Ramallah: The decision last Monday by Palestinian President Mahmoud Abbas to remove immunity of five Palestinian parliamentarians has caused a serious debate.
Legal experts have expressed their rejection of the decision, stating that it is illegal and violates the Palestine National Authority’s Basic Law. They are calling for Abbas to reverse his decision with immediate effect.
Under Palestinian law, parliamentarians are granted immunity from arrest and prosecution.
The five Palestinian parliamentarians, Mohammad Dahlan, Shami Al Shami, Nasser Juma’a, Jamal Al Tirawi and Najat Abu Baker, were to be interrogated and prosecuted for theft of public funds, arms trading and defamation charges. The targeted parliamentarians are from Abbas’s own movement, Fatah, and are members of its parliamentary block at the Palestinian Legislative Council (PLC).
In an unprecedented ruling last November, the Palestinian constitutional court granted the Palestinian president the power to waive the immunity of any parliamentarian. Palestinian human rights and legal groups categorically rejected the ruling.
Immunity is an undisputed and clearly stated constitutional principle in article 53 of Palestinian Basic Law, according to Hassan Khuraishah, the PLC Deputy Head.
“Removing immunity is the sole purview of the PLC itself, and this right is and cannot be disputed by any other party, whether it be the constitutional court or the president himself,” Khuraishah told Gulf News.
Khuraishah noted that removing immunity is an internal process of the council, which needs to be observed in a step-by-step sequence.
“The issue is handled in a specific way,” he explained. “The Palestinian attorney general submits a request to the council to waive the immunity of a certain member of the council. The request is submitted to the council’s legal committee for discussion, and after that, is referred to the council for a vote. To pass, the proposal would have to garner the votes of at least two thirds of the Palestinian members of the council.”
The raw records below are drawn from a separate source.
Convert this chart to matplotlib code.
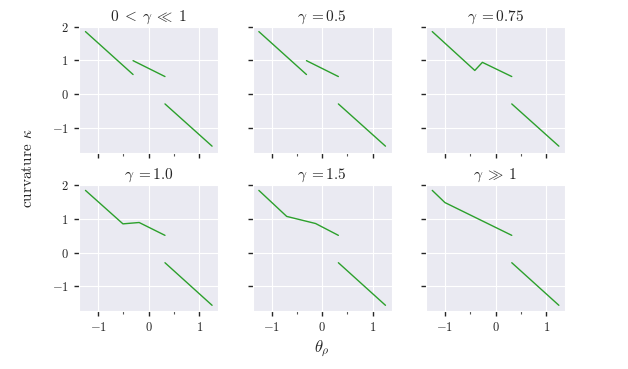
import numpy as np
import matplotlib
matplotlib.use('Agg')
import matplotlib.pyplot as plt
import seaborn as sns

# nan breaks a line into pieces
titles = [r'$0\;<\;\gamma\;\ll\;1$', r'$\gamma\;=$0.5', r'$\gamma\;=$0.75',
          r'$\gamma\;=$1.0', r'$\gamma\;=$1.5', r'$\gamma\;\gg\;1$']

theta = [
    [-1.25, -0.31, np.nan, -0.31, 0.32, np.nan, 0.32, 1.25],
    [-1.25, -0.31, np.nan, -0.31, 0.32, np.nan, 0.32, 1.25],
    [-1.25, -0.41, -0.26, 0.32, np.nan, 0.32, 1.25],
    [-1.25, -0.51, -0.19, 0.32, np.nan, 0.32, 1.25],
    [-1.25, -0.70, -0.13, 0.32, np.nan, 0.32, 1.25],
    [-1.25, -1.00, 0.32, np.nan, 0.32, 1.25],
]
kappa = [
    [1.85, 0.58, np.nan, 0.99, 0.52, np.nan, -0.29, -1.54],
    [1.85, 0.58, np.nan, 0.99, 0.52, np.nan, -0.29, -1.54],
    [1.85, 0.70, 0.94, 0.52, np.nan, -0.29, -1.54],
    [1.84, 0.85, 0.89, 0.51, np.nan, -0.30, -1.56],
    [1.84, 1.07, 0.86, 0.51, np.nan, -0.30, -1.56],
    [1.84, 1.48, 0.51, np.nan, -0.30, -1.56],
]

sns.set_style('darkgrid')
plt.rcParams['font.family'] = 'cmr10'
plt.rcParams['mathtext.fontset'] = 'cm'
plt.rcParams['axes.formatter.use_mathtext'] = True

fig, axes = plt.subplots(2, 3, sharex=True, sharey=True, figsize=(6.28, 3.69), dpi=100)
fig.subplots_adjust(left=0.126, right=0.9, top=0.93, bottom=0.157, wspace=0.245, hspace=0.25)

for i, ax in enumerate(axes.flat):
    ax.plot(theta[i], kappa[i], color='#2ca02c', linewidth=1)
    ax.set_title(titles[i], fontsize=11, pad=3)
    ax.set_xticks([-1, 0, 1])
    ax.set_xticks([-0.5, 0.5], minor=True)
    ax.set_yticks([-1, 0, 1, 2])
    ax.tick_params(axis='both', which='major', length=3.5, width=1, color='#262626',
                   labelsize=9, pad=4, bottom=True, left=True)
    ax.tick_params(axis='x', which='minor', length=2, width=0.8, color='#555555', bottom=True)
    ax.grid(which='major', linewidth=0.8)
    ax.grid(which='minor', visible=False)

fig.text(0.045, 0.545, r'curvature $\kappa$', rotation=90, ha='center', va='center', fontsize=11)
fig.text(0.512, 0.055, r'$\theta_\rho$', ha='center', va='center', fontsize=12)

plt.savefig('out.png', dpi=100)
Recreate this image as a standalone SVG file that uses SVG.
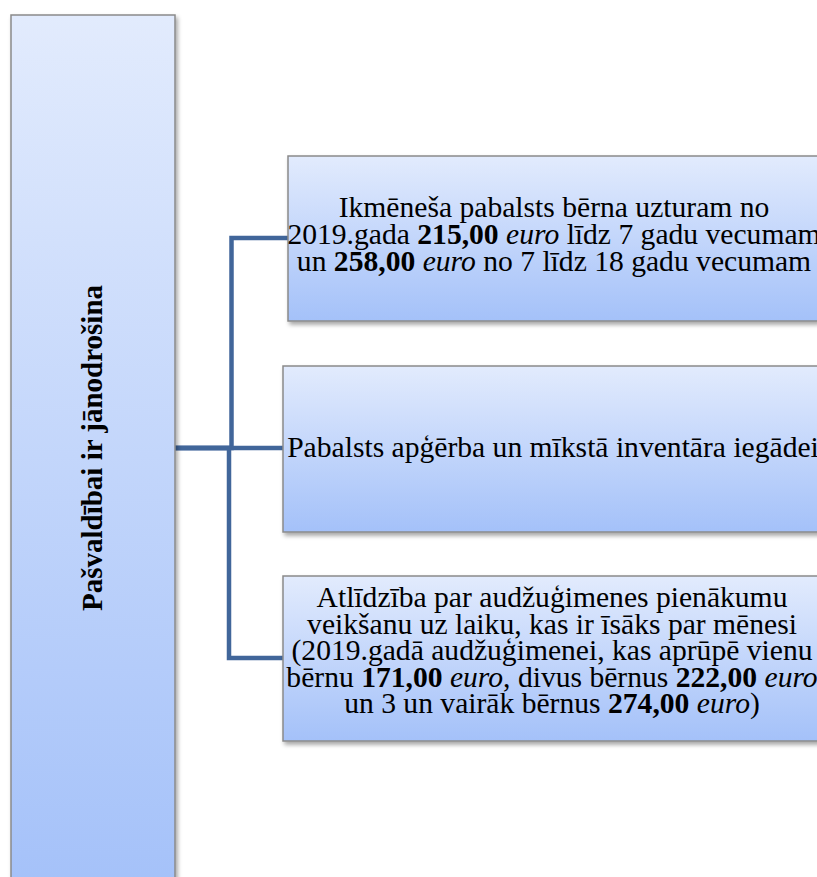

“This is an extremely difficult and complicated feat to accomplish. Such a measure was attempted back in 1998, however, the council failed [at the voting stage] to waive the council member’s immunity.
“The PLC is the cornerstone of the Palestinian political system. The council represents the will of the Palestinian public and should not be treated with disrespect,” he said. “I, and many other members of the council, would encourage President Abbas to dissolve the council rather than remove the immunity of some of its members.”
Khuraishah noted that dissolving the council would be much easier to accomplish, to which end several pretexts, justifications and legal methods can be provided.
“The tenure of the council has already expired, and dissolving it would benefit the Palestinian treasury as the budgets allocated for the council’s various members and committees, which have not been met for the past decade, would be spared,” he said. “The setting up of the Palestinian constitutional court was not legal in the first place, as the members of the court should be sworn in the presence of the president and the head of the council, which did not happen.”
Khuraishah noted that parliamentarian immunity for Hamas members of the council or members of other factions has not been removed, which clearly indicates that the council is being used to settle internal scores within Fatah.
The Palestinian National Authority (PNA) has already deployed security personnel at the council’s entrances to prevent targeted members from entering the council, which Khuraishah points out is yet another unacceptable move.
The Council of Palestinian Human Rights Organisations, which is a coalition of 21 Palestinian human rights organisations operating in the Palestinian territories, has categorically rejected the Palestinian president’s decision, calling it a new crack in the already disintegrating Palestinian political system, which is suffering a total collapse that will ultimately result in an authoritative system.